Sukanya Samriddhi Yojana Account: Withdrawal Rules
You don’t have to close Sukanya Samriddhi Yojana Account to access funds in the account. The rules allow for withdrawal if you (your daughter) needs to funds for daughter’s higher education
You can withdraw up to 50% of the account balance at the end of previous financial year for the purpose of higher education of the beneficiary (girl).
So, if you (your daughter) wants to withdraw money for her higher education on July 15, 2022, you/she can withdraw 50% of the account balance as on March 31, 2022.
This is allowed only when the girl child turns 18 or has passed 10th standard, whichever is earlier. Under the old rules, this was allowed only once the girl child turned 18. Higher education is not defined. I assume it means education beyond 10th standard.
Such application for withdrawal shall be made along with documentary proof of admission and fee slip from the institution stating the financial requirement. The amount of withdrawal is capped at actual demand of fee and other charges required at the time of admission (in addition to 50% of the balance amount). This should be as per offer of admission or fee-slip issued by the education institution.

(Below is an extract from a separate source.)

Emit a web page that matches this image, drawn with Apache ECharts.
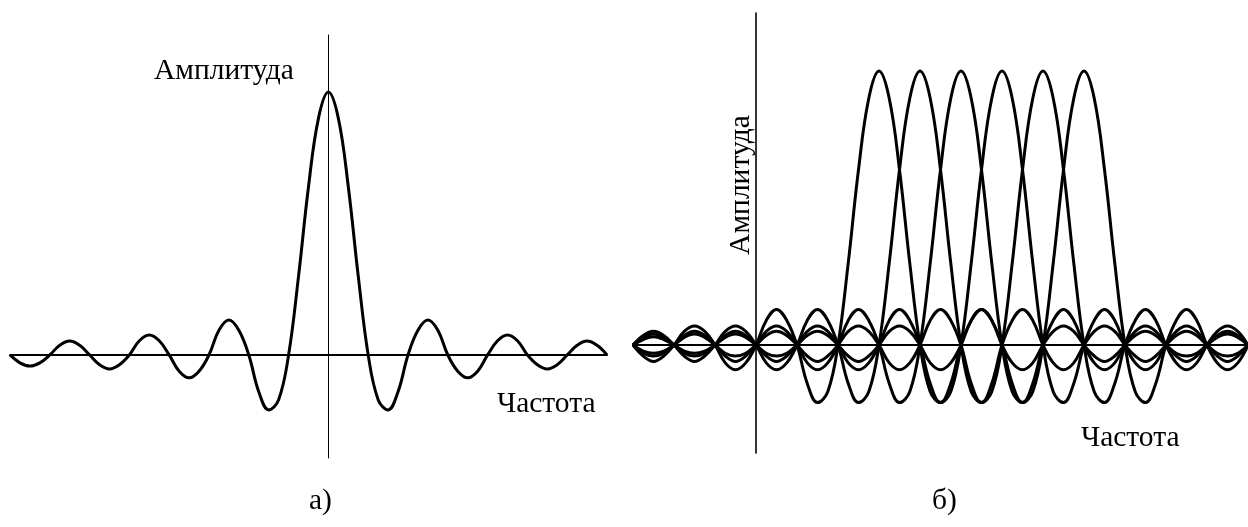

The withdrawal can be made in lump sum or in installments. In case you choose to withdraw in installments, you can withdraw in up to five installments, not exceeding one installment per year. The installments need not be equal.
Sukanya Samriddhi Scheme Tax Benefits
The scheme falls in the category of EEE (Exempt-Exempt-Exempt) products, i.e. your investment in the scheme qualifies for tax deduction, interest earned during the accumulation phase is tax-free and the maturity amount is also exempt from tax.

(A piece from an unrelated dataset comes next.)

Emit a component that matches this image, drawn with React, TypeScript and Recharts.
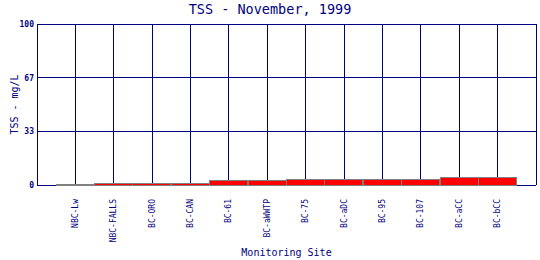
import {
  BarChart,
  Bar,
  XAxis,
  YAxis,
  CartesianGrid,
} from "recharts";

const sites = [
  "NBC-Lw",
  "NBC-FALLS",
  "BC-ORO",
  "BC-CAN",
  "BC-61",
  "BC-aWWTP",
  "BC-75",
  "BC-aDC",
  "BC-95",
  "BC-107",
  "BC-aCC",
  "BC-bCC",
];
const tss = [0, 1.1, 1.1, 1.1, 2.7, 2.7, 3.4, 3.4, 3.4, 3.2, 4.9, 4.9];
const yTicks = [0, 100 / 3, 200 / 3, 100];

const NAVY = "#000080";
const MONO = "'DejaVu Sans Mono', monospace";

const data = sites.map((name, i) => ({ pos: i + 1, name, tss: tss[i] }));
const xTicks = [0, ...data.map((d) => d.pos), sites.length + 1];

function SiteTick(props: any) {
  const { x, y, payload } = props;
  const name = sites[payload.value - 1];
  if (!name) return null;
  return (
    <text
      x={x}
      y={y + 6}
      transform={`rotate(-90, ${x}, ${y + 6})`}
      textAnchor="end"
      dominantBaseline="central"
      fontFamily={MONO}
      fontSize={8}
      fill={NAVY}
    >
      {name}
    </text>
  );
}

export default function App() {
  return (
    <div style={{ position: "absolute", left: 0, top: 0, width: 540, height: 260, background: "#fff" }}>
      {/* Title */}
      <div
        style={{
          position: "absolute",
          left: 0,
          top: 1,
          width: 540,
          textAlign: "center",
          fontFamily: MONO,
          fontSize: 13.5,
          color: NAVY,
          lineHeight: "16px",
        }}
      >
        TSS - November, 1999
      </div>

      <BarChart
        width={540}
        height={260}
        data={data}
        margin={{ top: 24, right: 4, bottom: 0, left: 0 }}
        style={{ shapeRendering: "crispEdges" }}
      >
        <CartesianGrid stroke={NAVY} strokeWidth={1} />
        <XAxis
          dataKey="pos"
          type="number"
          domain={[0, sites.length + 1]}
          ticks={xTicks}
          interval={0}
          height={75}
          axisLine={false}
          tickLine={false}
          tick={<SiteTick />}
          label={{
            value: "Monitoring Site",
            position: "insideBottom",
            offset: 4,
            fill: NAVY,
            fontFamily: MONO,
            fontSize: 10,
          }}
        />
        <YAxis
          width={37}
          domain={[0, 100]}
          ticks={yTicks}
          interval={0}
          axisLine={false}
          tickLine={false}
          tickSize={0}
          tickMargin={3}
          tickFormatter={(v: number) => String(Math.round(v))}
          tick={{ fill: NAVY, fontFamily: MONO, fontSize: 8, fontWeight: "bold" }}
          label={{
            value: "TSS - mg/L",
            angle: -90,
            position: "center",
            dx: -4,
            fill: NAVY,
            fontFamily: MONO,
            fontSize: 10,
          }}
        />
        <Bar
          dataKey="tss"
          fill="#ff0000"
          stroke="#808080"
          strokeWidth={1}
          barSize={38}
          minPointSize={1}
          isAnimationActive={false}
        />
      </BarChart>
    </div>
  );
}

The investment into the scheme qualifies for deduction under Section 80C of the Income Tax Act. Hence, you can get tax deduction up to Rs 1.5 lacs per financial year for deposits in the account.
Even if you have deposited Rs 1.5 lacs each in SSY accounts of your two daughters, the tax benefit will be limited to Rs 1.5 lacs (and not Rs 3 lacs).
If your spouse is also working, you can deposit money in the account of the first daughter and your wife can deposit in the account of the second daughter. This way, both of you will be able to tax benefits.
Should you invest in Sukanya Samriddhi Yojana?
The scheme offers attractive (and guaranteed) tax-free interest, which is higher than the interest rate offered on PPF accounts.
However, there are restrictions on deposits. You can make deposits for only 15 years and the account matures in 21 years. You can’t continue beyond that even if you want to. There are stringent limitations on withdrawal from the corpus.
Personally, I prefer PPF over SSY since it does not have many restrictions of SSY account (because PPF serves a different purpose). Disclosure: I have opened both PPF and SSY account for my daughter.
Another point to note. Your daughter’s education and marriage are long-term goals. Equity investments are well suited for such long-term goals. If you are comfortable with volatility in equity investments, you can consider taking some exposure to equity mutual funds too for such goals.
By the way, if you foresee that you may choose to work abroad or may become NRI (as per FEMA) in the near future, don’t even consider Sukanya Samriddhi Account for your daughter. For that matter, avoid investment in any small savings scheme (SSY, PPF, NSC etc). NRIs are clearly not welcome in small savings schemes.